A l’inaction chronique succéda… l’inaction pathologique. Même un type comme Vacher ne pouvait rien pour moi. Bref, ça sentait bon la résine du sapin de la résignation.

Un beau jour de printemps, nous promenant moi et mes parents dans la ville indéterminée de mes jeunes années, nous tombâmes nez à nez avec un petit homme brun qui portait une veste de cuir (on dirait du Marc Lévy). Bon, je ne l’avais jamais vu de ma vie mais mon père le connaissait bien a priori. Il est comme ça mon père, il connaît TOUT LE MONDE, pas moyen de faire deux pas dans la rue sans être emmerdé, il est pire que Lady Gaga. Ils papotent un peu et on repart tranquillement vaquer. Daddy contextualise un peu le quidam, persuadé que ça nous intéresse vraiment : « Ah lui il est cheminot, on fait le jardin ensemble, c’est Francis F**** white noise **** ». J’ai du faire à peu près la même gueule que François-Marie le jour où il à rencontré Liliane. Le F c’était juste le même nom que la douce Fabienne, un nom tellement peu commun que ça laissait quand même présager un lien de parenté probable. Je creuse un peu et voilà pas qu’il me sort que je dois connaître sa fille, elle est dans le même collège que moi, Fabienne qu’elle s’appelle. En plus elle est gentille comme tout et elle aime bien le jardin, elle s’occupe du coin où y’a les fleurs. A cet instant précis, je pense que personne n’aurait pu se sentir aussi seul que moi, à part peut être Natascha Kampusch coincée sur une île déserte avec Emile Louis, Josef Fritzl et Mamadou Traoré. Je tiens quand même à préciser que j’ai fait preuve d’un sang-froid incroyable, réussissant même à sortir un vague « ouais p’têt, ça me dit quelque chose ».
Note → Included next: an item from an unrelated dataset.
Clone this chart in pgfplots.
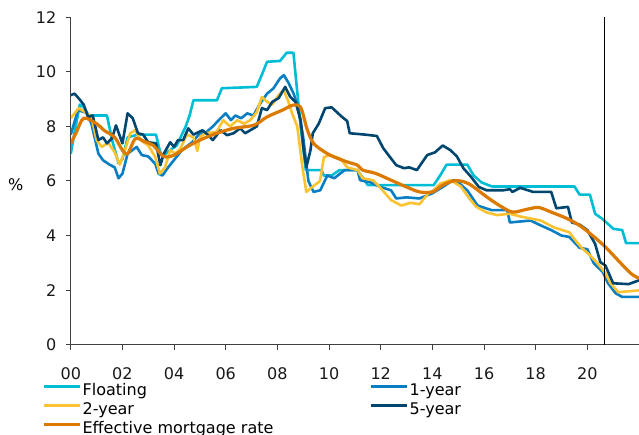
\documentclass[border=0pt]{standalone}
\usepackage{fontspec}
\setmainfont{DejaVu Sans}
\usepackage{pgfplots}
\pgfplotsset{compat=1.18}
\definecolor{cFloat}{HTML}{00BDD6}
\definecolor{cOne}{HTML}{0A7EC2}
\definecolor{cTwo}{HTML}{FBC232}
\definecolor{cFive}{HTML}{00466E}
\definecolor{cEff}{HTML}{DC7A00}
\definecolor{axgray}{HTML}{404040}
\newcommand{\fs}{\fontsize{16bp}{18bp}\selectfont}
\begin{document}
\begin{tikzpicture}
\begin{axis}[
  scale only axis,
  width=567.6bp, height=327bp,
  xmin=0, xmax=22, ymin=0, ymax=12,
  axis x line=bottom, axis y line=left,
  axis line style={-, axgray, line width=1bp},
  tick style={axgray, line width=1bp},
  tick align=outside, major tick length=5bp,
  xtick={0,2,...,22},
  xticklabels={00,02,04,06,08,10,12,14,16,18,20,{}},
  ytick={0,2,...,12},
  /pgf/number format/assume math mode=true,
  tick label style={font=\fs, text=black!90},
  yticklabel style={xshift=-6bp},
  xticklabel style={yshift=-14.5bp},
  ylabel={\%},
  every axis y label/.style={at={(axis description cs:-0.097,0.49)}, anchor=center, rotate=0, font=\fs},
  legend columns=2,
  legend cell align=left,
  legend style={at={(axis description cs:0,0)}, anchor=north west,
    xshift=-28.5bp, yshift=-38.9bp, draw=none, fill=none, inner sep=0pt,
    font=\fs, row sep=3.85bp,
    nodes={inner sep=0pt, text height=11.5bp, text depth=3.5bp},
    /tikz/every odd column/.append style={column sep=1bp},
    /tikz/every even column/.append style={column sep=96bp}},
  legend image code/.code={\path (0bp,0bp); \draw[#1, line width=3bp] (0bp,5bp) -- (36bp,5bp);},
  line join=round,
]
\addplot[cFloat, line width=2.6bp] coordinates {
(0,7.0) (0.15,7.8) (0.35,8.8) (0.5,8.7) (0.7,8.4) (1.0,8.4) (1.4,8.4) (1.6,7.5) (1.85,6.65) (2.0,6.8) (2.2,7.6) (2.6,7.7) (3.0,7.7) (3.3,7.7) (3.45,7.1) (3.55,6.9) (3.8,7.1) (4.1,7.3) (4.3,7.7) (4.45,8.0) (4.6,8.4) (4.75,8.96) (5.66,8.96) (5.85,9.4) (7.2,9.45) (7.4,9.9) (7.6,10.37) (8.1,10.4) (8.36,10.7) (8.62,10.7) (8.9,8.0) (9.1,6.4) (9.7,6.4) (9.8,6.2) (10.1,6.2) (10.4,6.4) (11.1,6.4) (11.5,5.85) (14.05,5.85) (14.3,6.2) (14.55,6.6) (15.35,6.6) (15.6,6.2) (15.9,5.95) (16.3,5.8) (19.5,5.8) (19.7,5.5) (20.1,5.5) (20.3,4.8) (20.6,4.6) (21.0,4.25) (21.35,4.2) (21.5,3.72) (22,3.72)
};
\addlegendentry{Floating}
\addplot[cOne, line width=2.6bp] coordinates {
(0,7.7) (0.28,8.6) (0.6,8.5) (0.8,8.1) (1.07,7.0) (1.25,6.76) (1.5,6.6) (1.7,6.5) (1.85,6.1) (2.0,6.27) (2.2,7.0) (2.55,7.25) (2.75,6.95) (3.0,6.9) (3.27,6.63) (3.4,6.27) (3.55,6.2) (3.77,6.5) (4.05,6.83) (4.3,7.13) (4.7,7.42) (5.0,7.75) (5.2,7.75) (5.5,8.0) (5.8,8.3) (6.0,8.48) (6.2,8.23) (6.37,8.4) (6.6,8.3) (6.83,8.48) (7.07,8.4) (7.34,8.85) (7.6,9.2) (7.85,9.4) (8.1,9.76) (8.25,9.88) (8.43,9.6) (8.63,9.2) (8.8,8.7) (9.0,7.6) (9.2,6.0) (9.4,5.6) (9.66,5.66) (9.93,6.2) (10.2,6.1) (10.6,6.4) (11.1,6.4) (11.2,6.03) (11.6,5.95) (12.0,5.78) (12.4,5.66) (12.6,5.36) (13.0,5.4) (13.5,5.36) (14.0,5.55) (14.4,5.78) (14.8,6.03) (15.0,5.96) (15.2,5.78) (15.35,5.66) (15.75,5.1) (16.3,4.93) (16.9,4.93) (17.0,4.48) (17.8,4.55) (18.2,4.37) (18.6,4.2) (19.0,4.0) (19.3,3.95) (19.7,3.55) (20.0,3.5) (20.25,2.98) (20.6,2.66) (20.8,2.25) (21.1,1.88) (21.35,1.75) (22,1.75)
};
\addlegendentry{1-year}
\addplot[cTwo, line width=2.6bp] coordinates {
(0,8.3) (0.3,8.67) (0.6,8.5) (0.8,8.35) (1.0,7.5) (1.2,7.25) (1.45,7.4) (1.7,7.05) (1.9,6.6) (2.1,7.13) (2.3,7.75) (2.5,7.86) (2.7,7.5) (3.0,7.3) (3.27,6.88) (3.45,6.27) (3.65,6.5) (3.85,7.13) (4.05,7.0) (4.25,7.2) (4.5,7.7) (4.75,7.6) (4.9,7.1) (5.0,7.6) (5.2,7.75) (5.65,7.8) (5.9,8.23) (6.17,8.0) (6.45,8.23) (6.7,8.1) (6.95,8.23) (7.2,8.52) (7.4,9.08) (7.6,8.9) (7.8,8.8) (8.05,9.15) (8.24,9.33) (8.4,8.97) (8.57,8.48) (8.77,8.0) (8.97,6.5) (9.12,5.6) (9.35,5.78) (9.65,6.0) (9.8,6.88) (10.05,6.94) (10.44,6.82) (10.7,6.5) (11.1,6.4) (11.3,6.1) (11.7,6.03) (12.0,5.74) (12.4,5.3) (12.8,5.1) (13.15,5.2) (13.5,5.15) (13.85,5.55) (14.05,5.66) (14.3,5.9) (14.7,6.03) (15.1,5.8) (15.4,5.4) (15.7,5.05) (16.1,4.85) (16.5,4.75) (17.0,4.8) (17.4,4.7) (18.2,4.55) (18.7,4.3) (19.3,4.12) (19.6,3.75) (19.8,3.53) (20.1,3.28) (20.4,2.98) (20.7,2.62) (20.9,2.25) (21.2,1.92) (21.5,1.95) (22,1.99)
};
\addlegendentry{2-year}
\addplot[cFive, line width=2.6bp] coordinates {
(0,9.15) (0.15,9.2) (0.36,8.97) (0.5,8.8) (0.67,8.35) (0.85,8.4) (1.07,7.5) (1.25,7.6) (1.4,7.38) (1.6,7.57) (1.75,8.04) (2.0,7.38) (2.2,8.48) (2.4,8.3) (2.6,7.75) (2.8,7.7) (3.0,7.42) (3.3,7.38) (3.47,6.58) (3.6,7.0) (3.85,7.42) (4.0,7.25) (4.15,7.5) (4.35,7.5) (4.55,7.93) (4.75,7.7) (5.1,7.86) (5.3,7.7) (5.5,7.5) (5.8,7.86) (6.05,7.68) (6.3,7.75) (6.56,7.93) (6.75,7.75) (6.95,7.86) (7.2,8.0) (7.4,8.67) (7.6,8.6) (7.8,8.9) (8.05,9.04) (8.3,9.45) (8.5,9.08) (8.7,8.9) (8.9,8.23) (9.02,7.13) (9.12,6.5) (9.28,7.13) (9.37,7.75) (9.6,8.1) (9.85,8.67) (10.1,8.7) (10.5,8.35) (10.7,8.2) (10.8,7.75) (11.4,7.7) (11.85,7.65) (12.1,7.2) (12.3,6.95) (12.6,6.58) (12.9,6.47) (13.1,6.5) (13.4,6.4) (13.8,6.95) (14.1,7.05) (14.4,7.3) (14.7,7.13) (14.95,6.9) (15.2,6.47) (15.5,6.15) (15.8,5.78) (16.1,5.66) (16.75,5.66) (17.0,5.7) (17.1,5.6) (17.4,5.75) (17.9,5.6) (18.6,5.6) (18.8,5.0) (19.25,5.05) (19.4,4.48) (19.7,4.4) (20.0,4.2) (20.3,3.7) (20.5,3.03) (20.7,2.9) (21.0,2.25) (21.6,2.22) (22,2.36)
};
\addlegendentry{5-year}
\addplot[cEff, line width=3.2bp, smooth, tension=0.5] coordinates {
(0,7.38) (0.2,7.75) (0.5,8.3) (1.0,8.1) (1.3,7.85) (1.7,7.6) (2.0,7.13) (2.2,7.0) (2.5,7.55) (2.85,7.45) (3.2,7.3) (3.6,6.9) (4.0,6.95) (4.5,7.25) (5.0,7.5) (5.65,7.75) (6.3,7.93) (7.1,8.05) (7.6,8.35) (8.2,8.6) (8.6,8.78) (8.9,8.7) (9.15,7.9) (9.4,7.38) (9.85,7.05) (10.2,6.88) (10.7,6.7) (11.1,6.58) (11.3,6.4) (11.8,6.28) (12.4,6.03) (13.0,5.78) (13.5,5.6) (14.0,5.6) (14.4,5.85) (14.8,6.0) (15.1,6.0) (15.4,5.9) (15.6,5.78) (16.1,5.42) (16.6,5.1) (17.1,4.86) (17.6,4.95) (18.1,5.03) (18.6,4.86) (19.2,4.63) (19.7,4.37) (20.2,4.0) (20.7,3.58) (21.3,2.98) (21.7,2.6) (22,2.43)
};
\addlegendentry{Effective mortgage rate}
\addplot[black, line width=1.2bp, forget plot] coordinates {(20.67,0) (20.67,12)};
\end{axis}
\pgfresetboundingbox
\useasboundingbox (-70.7bp,-89.7bp) rectangle (567.6bp,344.3bp);
\end{tikzpicture}
\end{document}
La suite je te la fais courte parce que le plat de résistance est passé et ça serait vraiment pêché d’envoyer un dessert trop bourratif. En plus personne n’aime les histoires qui se finissent bien. Au fil des semaines, quelques manœuvres d’une finesse infinie me suffirent à convaincre mon paternel de mon soudain regain d’intérêt pour ses activités dominicales. Et la lumière fût. L’environnement était propice, le rapprochement inévitable. Une Fabienne rien qu’à moi, hors carcan scolaire qui plus est, c’était le jardin d’Eden (malgré les moustachus du marronnier). Pour un peu je me serais collé une feuille sur la bistouille et j’aurais couru à poil dans les radis…

Moralité : la prochaine fois que ton père te propose un truc chelou qui n’implique pas de le voir à poil tu dis « oui papa ». C’est bon pour ton karma.